Talvez o lixo do Canadá seja tão rico e fecundo que dá para esses lances. Aqui no Brasil é diferente, o nosso lixo deve ser ruim mesmo, seus catadores atravessam a vida e morrem na pior. Volta e meia medito sobre as razões que me impediram de ganhar os milhões de dólares que nunca tive. Uma dessas razões, seguramente, é que não catei lixo na minha infância.
Citei o caso de Louis B. Mayer, poderia citar o de Aristóteles Onassis. Esse não catou lixo. Catou pontas de cigarro em Buenos Aires e no final da vida tinha dinheiro para pagar cinco noites por ano com a viúva da América, também conhecida como Jacqueline Kennedy. Outro magnata, John D. Rockefeller, não nasceu rico nem dono de poços de petróleo. Em menino vendia perus -guimbas e perus que ficaram faltando em minha obscura biografia e na desoladora modéstia de minha conta bancária.
Menino da classe média carioca, tive bolas de futebol "Sparta" nº 5, patins, bicicleta Philips e um trenzinho de corda que me dava um baita status entre os guris da vizinhança. Eram os sinais exteriores de uma situação que, antigamente, merecia o nome de "remediada". Ou seja, cheia de remédios para sobreviver sem necessidade de catar lixo, guimbas de cigarro e mesmo vender perus. Não podia ir muito longe.
Aos 20 anos podia recitar trechos de Homero, sabia latim e tinha intimidade com a literatura patrística, mas não sabia tomar um bonde. Fui ganhar o piso salarial de reportagem que era mais um piso do que um salário. Recentemente, num desses programas de perguntas e respostas, quiseram saber se eu já estava rico. Estranhei o "já". O pessoal da produção me considerava rico. Respondi que continuava remediado, ou seja, cheio de remédios que tomo pela manhã e à noite para controlar complicado metabolismo cuja deplorável função é me manter vivo.
A pergunta seguinte foi mais grosseira: "E por que eu não tinha enriquecido?" Bem, em primeiro lugar, não tinha a obrigação de enriquecer. Além disso, a riqueza nunca foi uma prioridade minha, um objetivo na vida. Foram respostas calhordas, reconheço. Deveria ter dito que nunca vendi perus nem catei lixo nas ruas. Teria sido mais honesto e verdadeiro.

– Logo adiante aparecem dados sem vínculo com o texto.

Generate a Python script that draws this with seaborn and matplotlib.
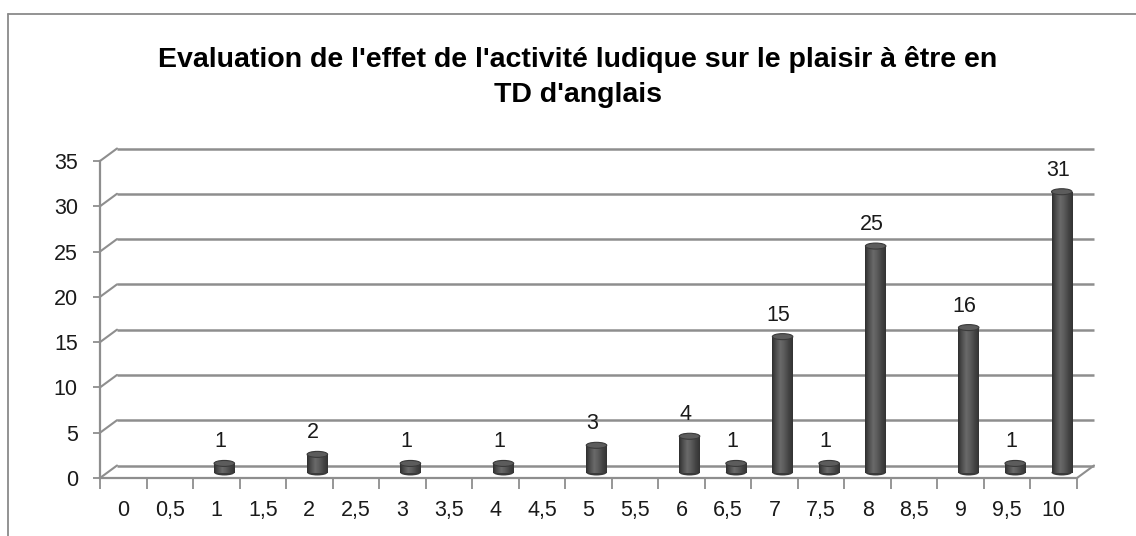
import numpy as np
import pandas as pd
import matplotlib
matplotlib.use("Agg")
import matplotlib.pyplot as plt
import seaborn as sns
from matplotlib.transforms import ScaledTranslation
from matplotlib.patches import Ellipse
from matplotlib.lines import Line2D
from matplotlib.colors import LinearSegmentedColormap

# Survey answers: score given (0 to 10, half-point steps) and number of students
categories = ["0", "0,5", "1", "1,5", "2", "2,5", "3", "3,5", "4", "4,5", "5",
              "5,5", "6", "6,5", "7", "7,5", "8", "8,5", "9", "9,5", "10"]
counts = [0, 0, 1, 0, 2, 0, 1, 0, 1, 0, 3, 0, 4, 1, 15, 1, 25, 0, 16, 1, 31]
y_ticks = [0, 5, 10, 15, 20, 25, 30, 35]
title = "Evaluation de l'effet de l'activité ludique sur le plaisir à être en\nTD d'anglais"

sns.set_theme(style="white")
plt.rcParams["font.family"] = ["Liberation Sans", "DejaVu Sans"]

W, H, DPI = 1136, 536, 100
fig = plt.figure(figsize=(W / DPI, H / DPI), dpi=DPI)
fig.patch.set_facecolor("white")

# front plane of the pseudo-3D plot box (pixels)
left, right, bottom, top = 100, 1077, 478, 161
ax = fig.add_axes([left / W, (H - bottom) / H, (right - left) / W, (bottom - top) / H])
ax.set_facecolor("none")

df = pd.DataFrame({"note": categories, "n": counts})
sns.barplot(data=df, x="note", y="n", color="#4d4d4d", width=0.44,
            ax=ax, zorder=4, edgecolor="none", linewidth=0)

ax.set_xlim(-0.5, len(categories) - 0.5)
ax.set_ylim(0, 35)

px = fig.dpi_scale_trans
back_shift = ScaledTranslation(17 / DPI, 12.5 / DPI, px)   # back wall depth
bar_shift = ScaledTranslation(8 / DPI, 5.5 / DPI, px)      # bars sit mid-depth

# convert the depth offset to data units for the diagonal edges
ppu_x = (right - left) / len(categories)
ppu_y = (bottom - top) / 35
dx, dy = 17 / ppu_x, 12.5 / ppu_y

grid_col = "#8e8e8e"
x0, x1 = -0.5, len(categories) - 0.5
for v in y_ticks:
    ax.plot([x0, x1], [v, v], color=grid_col, lw=1.8, transform=ax.transData + back_shift,
            clip_on=False, zorder=1, solid_capstyle="butt")
    ax.plot([x0, x0 + dx], [v, v + dy], color=grid_col, lw=1.5, clip_on=False, zorder=1)
# right floor edge
ax.plot([x1, x1 + dx], [0, dy], color=grid_col, lw=1.5, clip_on=False, zorder=1)

# cylinder shading for the bars
cyl = LinearSegmentedColormap.from_list(
    "cyl", ["#2f2f2f", "#505050", "#6a6a6a", "#5a5a5a", "#444444", "#333333"])
grad = np.linspace(0, 1, 64).reshape(1, -1)
cap_h = 6 / ppu_y
for patch, val in zip(ax.patches, counts):
    patch.set_transform(ax.transData + bar_shift)
    if val <= 0:
        patch.set_visible(False)
        continue
    bx, bw = patch.get_x(), patch.get_width()
    cx = bx + bw / 2
    img = ax.imshow(grad, cmap=cyl, aspect="auto", extent=[bx, bx + bw, 0, val],
                    transform=ax.transData + bar_shift, zorder=5, interpolation="bilinear")
    img.set_clip_path(patch)
    # rounded bottom and top of the cylinder
    ax.add_patch(Ellipse((cx, 0), bw, cap_h, facecolor="#3a3a3a", edgecolor="none",
                         transform=ax.transData + bar_shift, zorder=3.9, clip_on=False))
    ax.add_patch(Ellipse((cx, val), bw, cap_h, facecolor="#5c5c5c", edgecolor="#3a3a3a",
                         lw=0.8, transform=ax.transData + bar_shift, zorder=6, clip_on=False))
    ax.annotate(str(val), (cx, val), xytext=(4, 27), textcoords="offset pixels",
                ha="center", va="center", fontsize=15.5, color="#1a1a1a", zorder=7)

ax.set_xlim(-0.5, len(categories) - 0.5)
ax.set_ylim(0, 35)

# axes styling
for s in ["top", "right"]:
    ax.spines[s].set_visible(False)
for s in ["left", "bottom"]:
    ax.spines[s].set_color(grid_col)
    ax.spines[s].set_linewidth(1.6)
    ax.spines[s].set_zorder(2)

ax.set_yticks(y_ticks)
ax.set_yticklabels([str(v) for v in y_ticks])
ax.set_xticks(range(len(categories)))
ax.set_xticklabels(categories)
ax.set_xticks(np.arange(-0.5, len(categories), 1.0), minor=True)
ax.tick_params(axis="y", which="major", direction="out", length=5, width=1.3,
               color=grid_col, pad=11, labelsize=15.5, labelcolor="#1a1a1a", left=True)
ax.tick_params(axis="x", which="major", length=0, pad=16, labelsize=15.5,
               labelcolor="#1a1a1a", bottom=True)
ax.tick_params(axis="x", which="minor", direction="out", length=8, width=1.3,
               color=grid_col, bottom=True)
ax.set_xlabel("")
ax.set_ylabel("")
ax.grid(False)

fig.text(578 / W, 1 - 77 / H, title, ha="center", va="center", fontsize=20.5,
         fontweight="bold", color="#000000", linespacing=1.45)

# chart frame
fig.add_artist(Line2D([8 / W, 8 / W], [0, 1 - 14 / H], color="#8a8a8a", lw=1.3))
fig.add_artist(Line2D([8 / W, 1], [1 - 14 / H, 1 - 14 / H], color="#8a8a8a", lw=1.3))

fig.savefig("out.png", dpi=DPI, facecolor="white")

Deixei assim de cumprir uma das regras essenciais para a profissão de rico. Restou-me, é verdade, aquela apelação do dr. Fausto: vender a alma -e bem que tentei. Lembro o dia e as circunstâncias, só não lembro o motivo específico que me levou a momento tão transcendental. Talvez tenha sido um pedaço suplementar de torta de banana -minha sobremesa preferida na infância- ou deixar de tomar um purgante. Antigamente, os purgantes eram letais, quem resistisse ao gosto abominável era um herói e merecia ser salvo.
Não vendi a alma por preço extravagante, propus o negócio em módicas bases. Procurei ser honesto, avaliei com seriedade o patrimônio de que dispunha, evitei me superfaturar. Infelizmente, o demônio não se deixou embrulhar. Sabia que a minha alma não valia o pedaço da torta de banana. Ou a colher viscosa com o purgante letal.

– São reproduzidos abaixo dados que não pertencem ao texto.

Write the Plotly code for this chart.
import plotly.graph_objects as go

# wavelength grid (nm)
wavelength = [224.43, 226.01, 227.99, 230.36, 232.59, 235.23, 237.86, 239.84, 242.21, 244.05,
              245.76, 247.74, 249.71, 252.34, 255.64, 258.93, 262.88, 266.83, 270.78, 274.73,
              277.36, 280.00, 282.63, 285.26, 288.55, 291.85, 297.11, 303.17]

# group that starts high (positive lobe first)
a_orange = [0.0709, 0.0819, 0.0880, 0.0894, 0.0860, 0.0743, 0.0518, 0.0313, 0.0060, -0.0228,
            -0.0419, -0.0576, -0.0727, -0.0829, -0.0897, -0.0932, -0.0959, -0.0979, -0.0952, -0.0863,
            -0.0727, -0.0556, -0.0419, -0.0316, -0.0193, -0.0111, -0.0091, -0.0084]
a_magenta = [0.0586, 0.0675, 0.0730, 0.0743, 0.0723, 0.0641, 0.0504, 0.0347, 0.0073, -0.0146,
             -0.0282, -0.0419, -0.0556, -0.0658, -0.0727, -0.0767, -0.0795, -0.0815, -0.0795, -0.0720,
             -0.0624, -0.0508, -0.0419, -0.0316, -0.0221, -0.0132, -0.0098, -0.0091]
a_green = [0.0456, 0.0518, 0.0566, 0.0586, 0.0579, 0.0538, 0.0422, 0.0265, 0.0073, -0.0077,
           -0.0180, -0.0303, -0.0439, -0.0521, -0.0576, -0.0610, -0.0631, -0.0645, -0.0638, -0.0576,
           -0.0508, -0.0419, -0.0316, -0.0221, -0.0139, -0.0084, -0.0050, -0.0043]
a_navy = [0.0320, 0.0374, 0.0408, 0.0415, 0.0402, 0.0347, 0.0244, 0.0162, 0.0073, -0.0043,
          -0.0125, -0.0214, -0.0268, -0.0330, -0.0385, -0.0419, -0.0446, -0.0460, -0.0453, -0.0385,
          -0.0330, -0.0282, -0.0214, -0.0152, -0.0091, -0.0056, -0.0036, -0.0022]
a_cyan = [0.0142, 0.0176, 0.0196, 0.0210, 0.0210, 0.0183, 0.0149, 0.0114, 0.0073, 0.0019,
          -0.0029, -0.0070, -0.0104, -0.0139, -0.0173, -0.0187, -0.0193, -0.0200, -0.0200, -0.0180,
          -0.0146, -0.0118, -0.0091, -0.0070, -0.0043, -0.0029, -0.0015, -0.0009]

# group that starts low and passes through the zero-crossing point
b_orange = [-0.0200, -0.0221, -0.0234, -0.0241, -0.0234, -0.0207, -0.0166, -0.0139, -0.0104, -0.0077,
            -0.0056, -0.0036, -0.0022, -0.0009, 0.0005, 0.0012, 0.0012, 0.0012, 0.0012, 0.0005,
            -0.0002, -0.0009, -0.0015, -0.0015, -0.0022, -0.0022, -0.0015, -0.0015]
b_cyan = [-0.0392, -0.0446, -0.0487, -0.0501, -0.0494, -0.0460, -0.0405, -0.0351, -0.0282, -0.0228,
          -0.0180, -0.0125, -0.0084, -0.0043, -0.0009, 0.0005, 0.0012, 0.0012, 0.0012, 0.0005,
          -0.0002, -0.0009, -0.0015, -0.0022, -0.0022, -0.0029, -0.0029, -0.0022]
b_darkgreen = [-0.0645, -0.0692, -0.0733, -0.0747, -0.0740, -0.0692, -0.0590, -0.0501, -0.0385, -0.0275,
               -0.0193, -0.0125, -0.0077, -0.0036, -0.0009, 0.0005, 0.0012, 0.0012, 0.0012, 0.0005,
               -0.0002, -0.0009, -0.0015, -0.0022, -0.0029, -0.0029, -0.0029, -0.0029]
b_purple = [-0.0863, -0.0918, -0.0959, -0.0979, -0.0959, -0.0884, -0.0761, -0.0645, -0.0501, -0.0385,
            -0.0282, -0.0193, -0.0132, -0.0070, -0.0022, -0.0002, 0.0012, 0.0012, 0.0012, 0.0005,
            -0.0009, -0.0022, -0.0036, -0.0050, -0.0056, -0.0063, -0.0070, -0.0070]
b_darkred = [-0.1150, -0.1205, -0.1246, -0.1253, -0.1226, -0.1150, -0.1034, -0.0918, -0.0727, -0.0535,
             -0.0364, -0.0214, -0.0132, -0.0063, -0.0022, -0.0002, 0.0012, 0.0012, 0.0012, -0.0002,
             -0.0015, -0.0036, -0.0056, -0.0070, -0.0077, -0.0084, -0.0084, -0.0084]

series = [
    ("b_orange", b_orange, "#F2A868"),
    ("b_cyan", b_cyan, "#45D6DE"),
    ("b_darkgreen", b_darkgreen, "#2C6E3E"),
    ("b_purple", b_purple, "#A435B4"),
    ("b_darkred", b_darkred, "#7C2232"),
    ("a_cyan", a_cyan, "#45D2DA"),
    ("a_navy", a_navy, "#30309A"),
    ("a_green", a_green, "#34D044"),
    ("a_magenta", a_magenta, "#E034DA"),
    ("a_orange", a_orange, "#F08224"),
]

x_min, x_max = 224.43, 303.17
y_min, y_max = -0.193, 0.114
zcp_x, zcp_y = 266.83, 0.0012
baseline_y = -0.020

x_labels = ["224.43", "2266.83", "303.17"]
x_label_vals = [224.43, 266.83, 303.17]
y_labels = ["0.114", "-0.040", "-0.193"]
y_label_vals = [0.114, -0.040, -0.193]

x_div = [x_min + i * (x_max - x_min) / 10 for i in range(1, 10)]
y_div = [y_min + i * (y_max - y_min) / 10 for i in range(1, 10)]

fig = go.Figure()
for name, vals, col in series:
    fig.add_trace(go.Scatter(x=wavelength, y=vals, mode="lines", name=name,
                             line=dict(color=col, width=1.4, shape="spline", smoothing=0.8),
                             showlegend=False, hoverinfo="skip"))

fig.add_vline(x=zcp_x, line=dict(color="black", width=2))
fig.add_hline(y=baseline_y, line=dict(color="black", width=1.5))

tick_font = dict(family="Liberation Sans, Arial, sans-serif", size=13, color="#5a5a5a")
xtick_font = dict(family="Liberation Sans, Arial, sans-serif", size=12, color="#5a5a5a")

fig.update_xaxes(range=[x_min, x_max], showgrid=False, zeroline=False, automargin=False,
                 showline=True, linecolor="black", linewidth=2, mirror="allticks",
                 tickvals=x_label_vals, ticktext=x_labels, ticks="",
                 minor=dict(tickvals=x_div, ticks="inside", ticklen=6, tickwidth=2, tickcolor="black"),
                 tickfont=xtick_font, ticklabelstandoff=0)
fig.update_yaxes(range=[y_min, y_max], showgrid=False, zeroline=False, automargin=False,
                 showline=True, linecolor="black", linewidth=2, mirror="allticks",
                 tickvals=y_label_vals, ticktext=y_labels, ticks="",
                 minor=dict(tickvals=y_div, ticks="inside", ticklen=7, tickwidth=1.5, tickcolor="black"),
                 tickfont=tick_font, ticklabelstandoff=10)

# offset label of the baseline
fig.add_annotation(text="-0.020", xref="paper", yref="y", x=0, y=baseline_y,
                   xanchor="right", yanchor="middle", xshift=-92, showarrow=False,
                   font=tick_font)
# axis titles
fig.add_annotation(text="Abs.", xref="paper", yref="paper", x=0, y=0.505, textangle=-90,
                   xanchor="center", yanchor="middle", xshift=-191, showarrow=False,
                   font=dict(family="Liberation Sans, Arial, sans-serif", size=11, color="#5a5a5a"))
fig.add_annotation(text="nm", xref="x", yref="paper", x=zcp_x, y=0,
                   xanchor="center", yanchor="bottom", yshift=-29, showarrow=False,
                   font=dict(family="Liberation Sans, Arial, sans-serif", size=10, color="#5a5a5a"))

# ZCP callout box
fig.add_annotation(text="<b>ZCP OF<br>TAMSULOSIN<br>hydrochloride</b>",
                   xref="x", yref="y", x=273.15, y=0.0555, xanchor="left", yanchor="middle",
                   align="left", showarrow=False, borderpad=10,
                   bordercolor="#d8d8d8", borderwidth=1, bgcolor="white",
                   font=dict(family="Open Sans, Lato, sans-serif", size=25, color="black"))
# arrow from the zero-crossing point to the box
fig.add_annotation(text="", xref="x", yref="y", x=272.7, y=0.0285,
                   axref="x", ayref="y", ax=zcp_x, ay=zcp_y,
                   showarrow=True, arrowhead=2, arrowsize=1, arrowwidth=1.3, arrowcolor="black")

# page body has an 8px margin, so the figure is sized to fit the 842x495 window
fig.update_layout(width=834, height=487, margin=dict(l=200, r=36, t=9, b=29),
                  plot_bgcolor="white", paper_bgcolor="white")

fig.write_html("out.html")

Dono de um bem desvalorizado, em situação mais ou menos idêntica à da Vale do Rio Doce, que está para ser vendida, o demônio não se mostrou muito interessado na transação. Para que gastar munição para ter uma alma que, mais cedo ou tarde, cairia em suas mãos por gravidade?

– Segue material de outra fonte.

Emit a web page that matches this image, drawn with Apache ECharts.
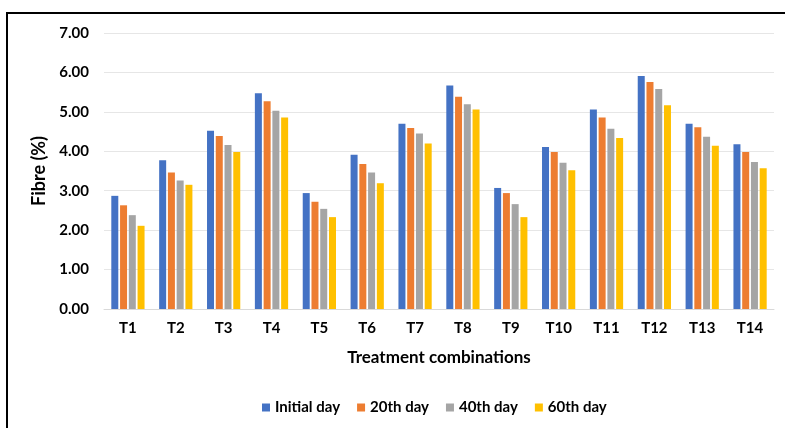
<!DOCTYPE html>
<html><head><meta charset="utf-8">
<script src="https://cdn.jsdelivr.net/npm/echarts@6/dist/echarts.min.js"></script>
<style>html,body{margin:0;padding:0;background:#fff}#c{width:785px;height:428px}</style>
</head><body><div id="c"></div>
<script>
const categories = ['T1','T2','T3','T4','T5','T6','T7','T8','T9','T10','T11','T12','T13','T14'];
const initialDay = [2.87,3.77,4.52,5.47,2.94,3.91,4.70,5.67,3.07,4.11,5.06,5.91,4.70,4.18];
const day20 = [2.63,3.46,4.39,5.27,2.72,3.68,4.59,5.38,2.94,3.98,4.86,5.76,4.61,3.98];
const day40 = [2.38,3.26,4.16,5.03,2.54,3.46,4.45,5.19,2.66,3.71,4.57,5.58,4.37,3.73];
const day60 = [2.11,3.15,3.98,4.86,2.33,3.19,4.20,5.06,2.33,3.52,4.34,5.17,4.14,3.57];
const seriesNames = ['Initial day','20th day','40th day','60th day'];
const colors = ['#4472C4','#ED7D31','#A5A5A5','#FFC000'];
const font = 'Lato, "Liberation Sans", sans-serif';
const chart = echarts.init(document.getElementById('c'));
const mk = (name, data, i) => ({
  name, type: 'bar', data, barWidth: 7, barGap: '25%',
  itemStyle: {color: colors[i]}
});
chart.setOption({
  animation: false,
  graphic: [{type:'polyline', shape:{points:[[7,440],[7,13],[800,13]]}, style:{stroke:'#000', lineWidth:2, fill:null}}],
  grid: {left: 104, right: 11, top: 33, bottom: 119},
  legend: {
    left: 257, top: 395, itemWidth: 8, itemHeight: 8, itemGap: 17,
    icon: 'rect',
    textStyle: {fontFamily: font, fontWeight: 'bold', fontSize: 15, color: '#000', padding:[0,0,0,0]},
    data: seriesNames
  },
  xAxis: {
    type: 'category', data: categories,
    axisLine: {lineStyle: {color: '#D9D9D9'}}, axisTick: {show: false},
    axisLabel: {fontFamily: font, fontWeight: 'bold', fontSize: 15, color: '#000', margin: 12},
    name: 'Treatment combinations', nameLocation: 'middle', nameGap: 40,
    nameTextStyle: {fontFamily: font, fontWeight: 'bold', fontSize: 17, color: '#000'}
  },
  yAxis: {
    type: 'value', min: 0, max: 7, interval: 1,
    axisLabel: {fontFamily: font, fontWeight: 'bold', fontSize: 15, color: '#000', margin: 15, formatter: v => v.toFixed(2)},
    splitLine: {lineStyle: {color: '#E6E6E6'}},
    axisLine: {show: false}, axisTick: {show: false},
    name: 'Fibre (%)', nameLocation: 'middle', nameGap: 51,
    nameTextStyle: {fontFamily: font, fontWeight: 'bold', fontSize: 18, color: '#000'}
  },
  series: [mk(seriesNames[0], initialDay, 0), mk(seriesNames[1], day20, 1), mk(seriesNames[2], day40, 2), mk(seriesNames[3], day60, 3)]
});
</script></body></html>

Não me deu o ar de sua presença e de seu enxofre -e eu bem que aspirei o ar do Lins de Vasconcelos, para ver se ele aparecia com a torta na mão, quentinha, untada de manteiga. Achou, com boas razões, que aquela alma seria dele de graça. E nada fez para me comprar. A alternativa que me restou foi a de continuar vivendo, sem muita convicção nem motivo, mas com a última esperança a que me permito: a de não terminar a vida catando lixo aqui na Lagoa nem sendo obrigado a vender perus.